A woman is simultaneously allowed to love her looks and not like a picture of herself (all people of all sizes have pics they don’t like for whatever reason). We are also allowed to simultaneously love a picture or our body and not want it on the internet. It should go without saying, but that is just as OK as another woman who wants to broadcast her life on Snapchat. I was very surprised that I recently had a discussion with a friend over pictures taken of me and somehow my issues with control on where my image was being posted was interpreted as me hating my appearance. “Don’t you think you look great?” is not the correct response to a question about image usage consent. These are two separate issues. Having privacy settings is not directly correlated to my confidence level.

Confidence is not black and white and I hate that Instagram makes it look like it is.

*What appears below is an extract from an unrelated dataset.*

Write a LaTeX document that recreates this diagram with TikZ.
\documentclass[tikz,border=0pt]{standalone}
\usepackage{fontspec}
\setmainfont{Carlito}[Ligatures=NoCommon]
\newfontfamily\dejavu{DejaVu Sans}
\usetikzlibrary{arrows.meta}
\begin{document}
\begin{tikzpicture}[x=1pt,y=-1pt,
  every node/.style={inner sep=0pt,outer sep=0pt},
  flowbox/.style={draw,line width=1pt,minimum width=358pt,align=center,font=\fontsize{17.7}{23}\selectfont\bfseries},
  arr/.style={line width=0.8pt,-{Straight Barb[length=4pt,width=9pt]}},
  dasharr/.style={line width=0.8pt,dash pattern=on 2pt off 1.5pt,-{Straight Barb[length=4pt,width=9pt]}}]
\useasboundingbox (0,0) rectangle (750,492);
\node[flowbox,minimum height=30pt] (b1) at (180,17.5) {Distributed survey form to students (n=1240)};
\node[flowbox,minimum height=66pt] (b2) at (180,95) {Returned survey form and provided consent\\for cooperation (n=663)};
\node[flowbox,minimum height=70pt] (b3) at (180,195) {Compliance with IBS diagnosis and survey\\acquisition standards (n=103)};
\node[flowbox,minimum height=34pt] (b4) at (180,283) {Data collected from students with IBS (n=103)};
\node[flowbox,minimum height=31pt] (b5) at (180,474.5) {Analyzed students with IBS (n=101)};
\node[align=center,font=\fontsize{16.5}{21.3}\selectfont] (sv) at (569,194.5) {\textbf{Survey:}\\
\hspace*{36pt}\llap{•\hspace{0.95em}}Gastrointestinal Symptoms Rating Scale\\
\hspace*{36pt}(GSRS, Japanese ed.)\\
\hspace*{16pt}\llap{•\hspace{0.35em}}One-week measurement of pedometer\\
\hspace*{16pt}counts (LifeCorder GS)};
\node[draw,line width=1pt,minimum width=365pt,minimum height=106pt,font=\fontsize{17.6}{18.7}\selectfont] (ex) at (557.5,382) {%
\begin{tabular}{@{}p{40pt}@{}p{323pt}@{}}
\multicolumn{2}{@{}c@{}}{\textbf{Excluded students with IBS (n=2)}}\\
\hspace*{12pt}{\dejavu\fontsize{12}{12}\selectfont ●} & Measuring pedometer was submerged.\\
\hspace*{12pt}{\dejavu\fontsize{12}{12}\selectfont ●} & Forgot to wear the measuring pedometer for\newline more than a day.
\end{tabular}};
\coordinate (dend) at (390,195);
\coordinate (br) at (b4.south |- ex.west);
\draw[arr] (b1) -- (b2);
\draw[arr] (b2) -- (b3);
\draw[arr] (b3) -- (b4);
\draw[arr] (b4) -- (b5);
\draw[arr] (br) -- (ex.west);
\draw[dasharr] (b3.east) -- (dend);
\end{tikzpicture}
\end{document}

Ashley Graham just got in a heap of hot water for saying “some days she feels fat.” Girl. Fat is not a feeling and it’s not synonymous with bad, but I think what she meant to say is some days she feels bad about herself. Despite overcoming decades of abuse, bullying, crash dieting and forced body hatred, I still have days where I slip back into that awful mindset. I’m ashamed to admit when I feel bad about myself because I feel like I am a traitor to every other day when I help women embrace themselves. I know my self-doubt will be met with tones of shock and anger that I could let Vogue/ “The Man”/The World think I’m anything less than perfect. They aren’t wrong about that, but I was programmed. We all have been programmed to some degree and social brainwashing about beauty doesn’t go away overnight.

Let’s remember to be kind to our fellow woman, because we are all in a battle against Twitter trolls, haters, and almost every piece of media we see. Just like the fact that I don’t believe “perfect mommy bloggers” have never had a day filled with spit-up and screaming, I don‘t believe that plus models feel confident 24/7, despite being hard pressed to find any post that says otherwise. Social media, though not produced by a conglomerate, is still media. Some bloggers are not just people; they are brands. You don’t have to look and feel like the posts you like from the people you follow. We understand this about TV and magazines, but we still metabolize social media as reality, which can be dangerous if we hold our real selves in comparison to an influencer with 1 million followers and a makeup artist. So, when you see someone post gloriously self-laudatory content every day, that doesn’t mean that you are living wrong because you have normal human emotions. It means we only are only seeing what they want us to see.  We all have ups and downs. Just because I have a day where I hate everything I try on, doesn’t mean I think I am worthless. Just because I still use the term “flattering clothes,” doesn’t mean I subscribe to society’s beauty standards or think I’m ugly.

I hope all women think about what they putting out there and what they are consuming. We mustn’t become rigid in our thinking of what body confidence  “should look like” or what we are “supposed to do or feel.” If we do, we aren’t any better than the arcane beauty movements before us.